Mathias Modica. Fotografia de David Bornscheuer

Quais são os vossos planos para eventos em 2021, se for possível revelar algo? A vossa intenção de expandir as festas da Toy Tonics para outros locais continua presente?
Temos aí alguns planos… mas não podemos falar sobre eles ainda. Uma nova residência em Berlim está a chegar, mas quem sabe…

E novos discos? O que podemos esperar da Toy Tonics e da Kryptox para 2021?
Para já estamos com Osmosis, o novo EP do Joel Holmes, que é um fantástico pianista de jazz americano a viver em Berlim a produzir house-jazz de muita qualidade. E na Kryptox estamos a editar a compilação Kraut Jazz Futurism Vol 2. Esses são os principais discos que estamos a lançar neste momento.

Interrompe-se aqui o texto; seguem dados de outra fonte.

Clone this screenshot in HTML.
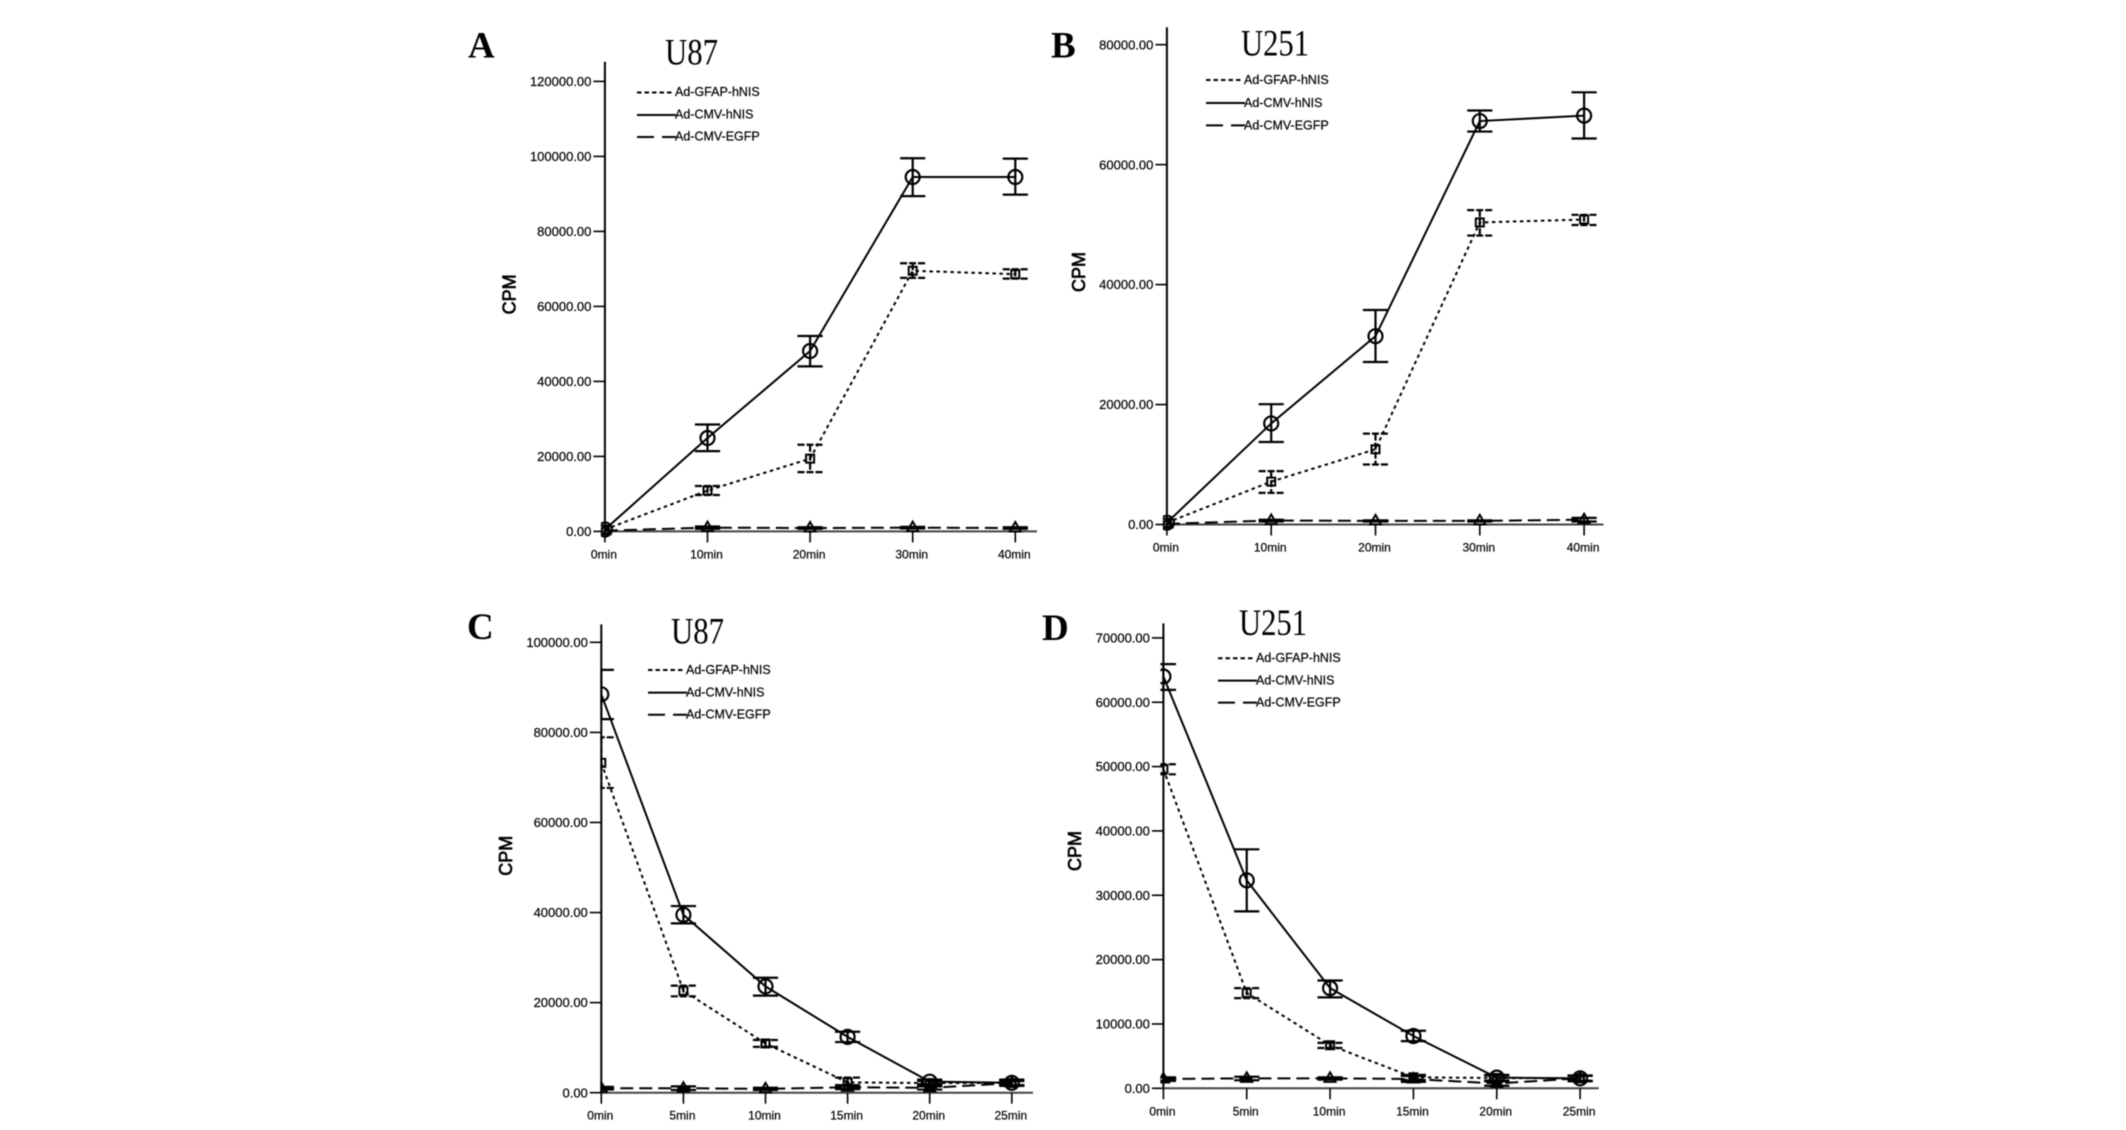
<!DOCTYPE html>
<html lang="en">
<head>
<meta charset="utf-8">
<title>Radioiodine uptake and efflux in U87 and U251 cells</title>
<style>
html,body{margin:0;padding:0;background:#fff;width:2126px;height:1130px;overflow:hidden}
svg{display:block;filter:blur(0.55px)}
.letter{font:bold 37px "Liberation Serif",serif;fill:#000}
.title{font:37px "Liberation Serif",serif;fill:#000}
.cpm{font:18px "Liberation Sans",sans-serif;fill:#000;stroke:#000;stroke-width:.7px;text-anchor:middle}
.leg{font:12.5px "Liberation Sans",sans-serif;fill:#000;stroke:#000;stroke-width:.2px}
.tick-y{font:13px "Liberation Sans",sans-serif;fill:#000;stroke:#000;stroke-width:.2px;text-anchor:end}
.tick-x{font:12px "Liberation Sans",sans-serif;fill:#000;stroke:#000;stroke-width:.2px;text-anchor:middle}
</style>
</head>
<body>
<svg id="figure" xmlns="http://www.w3.org/2000/svg" width="2126" height="1130" viewBox="0 0 2126 1130">
  <rect width="2126" height="1130" fill="#fff"/>

  <g id="panel-a">
    <text class="letter" x="468" y="57.4">A</text>
    <text class="title" x="665" y="64.7" textLength="53" lengthAdjust="spacingAndGlyphs">U87</text>
    <text class="cpm" transform="translate(515.5 294.4) rotate(-90)">CPM</text>
    <g>
      <line x1="637" x2="674" y1="92.5" y2="92.5" stroke="#000" stroke-width="2" stroke-dasharray="4.5 3"/>
      <text class="leg" x="675" y="96">Ad-GFAP-hNIS</text>
      <line x1="637" x2="676" y1="115" y2="115" stroke="#000" stroke-width="2"/>
      <text class="leg" x="675" y="118.5">Ad-CMV-hNIS</text>
      <path d="M637 137h17M662 137h14" stroke="#000" stroke-width="2" fill="none"/>
      <text class="leg" x="675" y="140.5">Ad-CMV-EGFP</text>
    </g>
  </g>

  <g id="panel-b">
    <text class="letter" x="1051" y="57.4">B</text>
    <text class="title" x="1241" y="55.3" textLength="68" lengthAdjust="spacingAndGlyphs">U251</text>
    <text class="cpm" transform="translate(1084.8 272) rotate(-90)">CPM</text>
    <g>
      <line x1="1206" x2="1243" y1="80" y2="80" stroke="#000" stroke-width="2" stroke-dasharray="4.5 3"/>
      <text class="leg" x="1244" y="84">Ad-GFAP-hNIS</text>
      <line x1="1206" x2="1245" y1="103" y2="103" stroke="#000" stroke-width="2"/>
      <text class="leg" x="1244" y="107">Ad-CMV-hNIS</text>
      <path d="M1206 125.4h17M1231 125.4h14" stroke="#000" stroke-width="2" fill="none"/>
      <text class="leg" x="1244" y="129.5">Ad-CMV-EGFP</text>
    </g>
  </g>

  <g id="panel-c">
    <text class="letter" x="467" y="639">C</text>
    <text class="title" x="671" y="643.4" textLength="53" lengthAdjust="spacingAndGlyphs">U87</text>
    <text class="cpm" transform="translate(512 855.8) rotate(-90)">CPM</text>
    <g>
      <line x1="648" x2="685" y1="670" y2="670" stroke="#000" stroke-width="2" stroke-dasharray="4.5 3"/>
      <text class="leg" x="686" y="674">Ad-GFAP-hNIS</text>
      <line x1="648" x2="687" y1="692.6" y2="692.6" stroke="#000" stroke-width="2"/>
      <text class="leg" x="686" y="696.5">Ad-CMV-hNIS</text>
      <path d="M648 714.7h17M673 714.7h14" stroke="#000" stroke-width="2" fill="none"/>
      <text class="leg" x="686" y="718.7">Ad-CMV-EGFP</text>
    </g>
  </g>

  <g id="panel-d">
    <text class="letter" x="1042" y="640">D</text>
    <text class="title" x="1239" y="634.8" textLength="68" lengthAdjust="spacingAndGlyphs">U251</text>
    <text class="cpm" transform="translate(1081.2 851) rotate(-90)">CPM</text>
    <g>
      <line x1="1218" x2="1255" y1="658.2" y2="658.2" stroke="#000" stroke-width="2" stroke-dasharray="4.5 3"/>
      <text class="leg" x="1256" y="662.2">Ad-GFAP-hNIS</text>
      <line x1="1218" x2="1257" y1="680.6" y2="680.6" stroke="#000" stroke-width="2"/>
      <text class="leg" x="1256" y="684.6">Ad-CMV-hNIS</text>
      <path d="M1218 702.6h17M1243 702.6h14" stroke="#000" stroke-width="2" fill="none"/>
      <text class="leg" x="1256" y="706.6">Ad-CMV-EGFP</text>
    </g>
  </g>
</svg>

<script>
// ---- Panel A: U87 uptake ----
const aCategories = ['0min', '10min', '20min', '30min', '40min'];
const aYTicks = [0, 20000, 40000, 60000, 80000, 100000, 120000];
const aCmv = [500, 24900, 48100, 94500, 94500];
const aCmvHigh = [500, 28500, 52100, 99500, 99400];
const aCmvLow = [500, 21400, 44000, 89400, 89800];
const aGfap = [500, 10900, 19400, 69500, 68600];
const aGfapHigh = [500, 12100, 23100, 71500, 69900];
const aGfapLow = [500, 9700, 15800, 67600, 67400];
const aEgfp = [200, 1000, 900, 1000, 900];
const aEgfpHigh = [200, 1300, 1100, 1200, 1100];
const aEgfpLow = [200, 700, 700, 800, 700];

// ---- Panel B: U251 uptake ----
const bCategories = ['0min', '10min', '20min', '30min', '40min'];
const bYTicks = [0, 20000, 40000, 60000, 80000];
const bCmv = [300, 16850, 31400, 67270, 68180];
const bCmvHigh = [300, 20060, 35760, 69030, 72060];
const bCmvLow = [300, 13760, 27090, 65515, 64360];
const bGfap = [300, 7150, 12545, 50360, 50850];
const bGfapHigh = [300, 8900, 15150, 52420, 51640];
const bGfapLow = [300, 5270, 10000, 48180, 49940];
const bEgfp = [100, 670, 600, 600, 800];
const bEgfpHigh = [100, 800, 700, 700, 1100];
const bEgfpLow = [100, 500, 500, 500, 500];

// ---- Panel C: U87 efflux ----
const cCategories = ['0min', '5min', '10min', '15min', '20min', '25min'];
const cYTicks = [0, 20000, 40000, 60000, 80000, 100000];
const cCmv = [88450, 39500, 23600, 12390, 2450, 2200];
const cCmvHigh = [93880, 41440, 25530, 13530, 2900, 2900];
const cCmvLow = [82950, 37600, 21560, 11240, 1900, 1500];
const cGfap = [73240, 22630, 10930, 2290, 2140, 2140];
const cGfapHigh = [78900, 23780, 11700, 3360, 2600, 2700];
const cGfapLow = [67660, 21400, 10170, 1380, 1700, 1600];
const cEgfp = [1000, 1000, 840, 1220, 1070, 2140];
const cEgfpHigh = [1300, 1400, 1100, 1700, 1400, 2600];
const cEgfpLow = [700, 600, 600, 800, 700, 1700];

// ---- Panel D: U251 efflux ----
const dCategories = ['0min', '5min', '10min', '15min', '20min', '25min'];
const dYTicks = [0, 10000, 20000, 30000, 40000, 50000, 60000, 70000];
const dCmv = [64000, 32320, 15570, 8130, 1660, 1550];
const dCmvHigh = [65930, 37140, 16750, 8940, 2100, 2000];
const dCmvLow = [61920, 27500, 14130, 7330, 1200, 1100];
const dGfap = [49600, 14820, 6690, 1710, 1600, 1550];
const dGfapHigh = [50360, 15570, 7060, 2100, 2000, 1950];
const dGfapLow = [48800, 14020, 6260, 1300, 1200, 1150];
const dEgfp = [1440, 1550, 1550, 1440, 750, 1550];
const dEgfpHigh = [1700, 1800, 1700, 1900, 1100, 1950];
const dEgfpLow = [1150, 1250, 1350, 1000, 400, 1150];

const NS = 'http://www.w3.org/2000/svg';
const INK = '#000';

function mk(tag, attrs, parent) {
  const el = document.createElementNS(NS, tag);
  for (const k in attrs) el.setAttribute(k, attrs[k]);
  parent.appendChild(el);
  return el;
}

function drawPanel(id, geom, categories, yTicks, seriesList) {
  const root = document.getElementById(id);
  const yMax = yTicks[yTicks.length - 1];
  const xScale = i => geom.x0 + i * (geom.xEnd - geom.x0) / (categories.length - 1);
  const yScale = v => geom.y0 - v / yMax * (geom.y0 - geom.yMaxPx);

  // axes
  const yAxis = mk('line', {x1: geom.x0, x2: geom.x0, y1: geom.axisTop, y2: geom.y0 + 1, stroke: INK, 'stroke-width': 2}, root);
  
  
  const xAxis = mk('line', {x1: geom.x0, x2: geom.axisRight, y1: geom.y0, y2: geom.y0, stroke: '#444', 'stroke-width': 2}, root);
  
  

  yTicks.forEach(t => {
    const y = yScale(t);
    const mark = mk('line', {x1: geom.x0 - 11.5, x2: geom.x0, y1: y, y2: y, stroke: INK, 'stroke-width': 1.6}, root);
    
    
    const label = mk('text', {class: 'tick-y', x: geom.x0 - 13.5, y: y + 4.6}, root);
    
    
    label.textContent = t.toFixed(2);
  });

  categories.forEach((c, i) => {
    const x = xScale(i);
    const mark = mk('line', {x1: x, x2: x, y1: geom.y0, y2: geom.y0 + 11, stroke: INK, 'stroke-width': 1.6}, root);
    
    
    const label = mk('text', {class: 'tick-x', x: x - 1, y: geom.y0 + 27}, root);
    
    
    label.textContent = c;
  });

  // clip so markers at the first time point are cut by the y-axis
  const clip = mk('clipPath', {id: id + '-clip'}, root);
  mk('rect', {x: geom.x0 + geom.clipOffset, y: 0, width: 1000, height: 1130}, clip);
  const plot = mk('g', {'clip-path': 'url(#' + id + '-clip)'}, root);
  
  

  seriesList.forEach(s => {
    const group = mk('g', {}, plot);
    
    

    const pts = s.values.map((v, i) => xScale(i) + ',' + yScale(v)).join(' ');
    const line = mk('polyline', {points: pts, fill: 'none', stroke: INK, 'stroke-width': 2, 'stroke-dasharray': s.dash}, group);
    
    

    s.values.forEach((v, i) => {
      const x = xScale(i);
      const yHigh = yScale(s.high[i]);
      const yLow = yScale(s.low[i]);
      const y = yScale(v);
      if (s.high[i] > s.low[i]) {
        const bar = mk('path', {
          d: 'M' + x + ' ' + yHigh + 'V' + yLow +
             'M' + (x - 12.6) + ' ' + yHigh + 'H' + (x + 12.6) +
             'M' + (x - 12.6) + ' ' + yLow + 'H' + (x + 12.6),
          fill: 'none', stroke: INK, 'stroke-width': 2.2, 'stroke-dasharray': s.capDash
        }, group);
        
        
      }

      let marker;
      if (s.marker === 'circle') {
        marker = mk('circle', {cx: x, cy: y, r: 7, fill: 'none', stroke: INK, 'stroke-width': 2.2}, group);
      } else if (s.marker === 'square') {
        marker = mk('rect', {x: x - 4, y: y - 4, width: 8, height: 8, fill: 'none', stroke: INK, 'stroke-width': 2}, group);
      } else {
        marker = mk('path', {d: 'M' + x + ' ' + (y - 6) + 'l5.5 9.5h-11z', fill: 'none', stroke: INK, 'stroke-width': 2}, group);
      }
      
      
    });
  });
}

function series(gfap, gfapHigh, gfapLow, cmv, cmvHigh, cmvLow, egfp, egfpHigh, egfpLow) {
  return [
    {name: 'ad-cmv-egfp', values: egfp, high: egfpHigh, low: egfpLow, marker: 'triangle', dash: '13 6', capDash: 'none'},
    {name: 'ad-gfap-hnis', values: gfap, high: gfapHigh, low: gfapLow, marker: 'square', dash: '3.5 3.5', capDash: '7 2'},
    {name: 'ad-cmv-hnis', values: cmv, high: cmvHigh, low: cmvLow, marker: 'circle', dash: 'none', capDash: 'none'}
  ];
}

drawPanel('panel-a',
  {x0: 604.9, xEnd: 1015.3, y0: 531.4, yMaxPx: 81.4, axisTop: 61.8, axisRight: 1037, clipOffset: -4},
  aCategories, aYTicks,
  series(aGfap, aGfapHigh, aGfapLow, aCmv, aCmvHigh, aCmvLow, aEgfp, aEgfpHigh, aEgfpLow));

drawPanel('panel-b',
  {x0: 1166.9, xEnd: 1584.1, y0: 524.5, yMaxPx: 44.7, axisTop: 27.3, axisRight: 1603.5, clipOffset: -4},
  bCategories, bYTicks,
  series(bGfap, bGfapHigh, bGfapLow, bCmv, bCmvHigh, bCmvLow, bEgfp, bEgfpHigh, bEgfpLow));

drawPanel('panel-c',
  {x0: 601.3, xEnd: 1011.8, y0: 1092.7, yMaxPx: 642.3, axisTop: 624.4, axisRight: 1033, clipOffset: -1},
  cCategories, cYTicks,
  series(cGfap, cGfapHigh, cGfapLow, cCmv, cCmvHigh, cCmvLow, cEgfp, cEgfpHigh, cEgfpLow));

drawPanel('panel-d',
  {x0: 1163.4, xEnd: 1580.1, y0: 1088.3, yMaxPx: 637.9, axisTop: 623.4, axisRight: 1598.7, clipOffset: -3},
  dCategories, dYTicks,
  series(dGfap, dGfapHigh, dGfapLow, dCmv, dCmvHigh, dCmvLow, dEgfp, dEgfpHigh, dEgfpLow));
</script>
</body>
</html>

Recentemente a Toy Tonics lançou a sua própria revista e a sua própria marca de roupa, colaborando com promissores artistas alemães. Podes falar um pouco desses novos projectos para a editora?
É divertido poder incluir diferentes artistas dos mais diversos tipos de arte nos nossos projectos na Toy Tonics. Para as t-shirts e postermagazine, pudemos fazer algo diferente com amigos do mundo da pintura da ilustração. Foi assim que começou e agora estamos a expandir para que mais e mais criadores colaborem connosco. Temos uma nova edição da nossa revista a caminho, onde introduzimos artistas como Why Ebay, Miruel, Barbara Luedde ou Leonhard Laupiehler; e as novas t-shirts sairão na primavera, criadas pelo Will Sweeney e pelo Why Ebay.

Para terminar, existem planos para eventos da Toy Tonics em Portugal? Pergunto, porque é notório que nos últimos anos a reputação da editora cresceu por cá e a possibilidade de receber uma das vossas festas seria muito fixe.
Ainda não… mas queremos muito fazer aí uma das nossas festas. Esperemos que sim.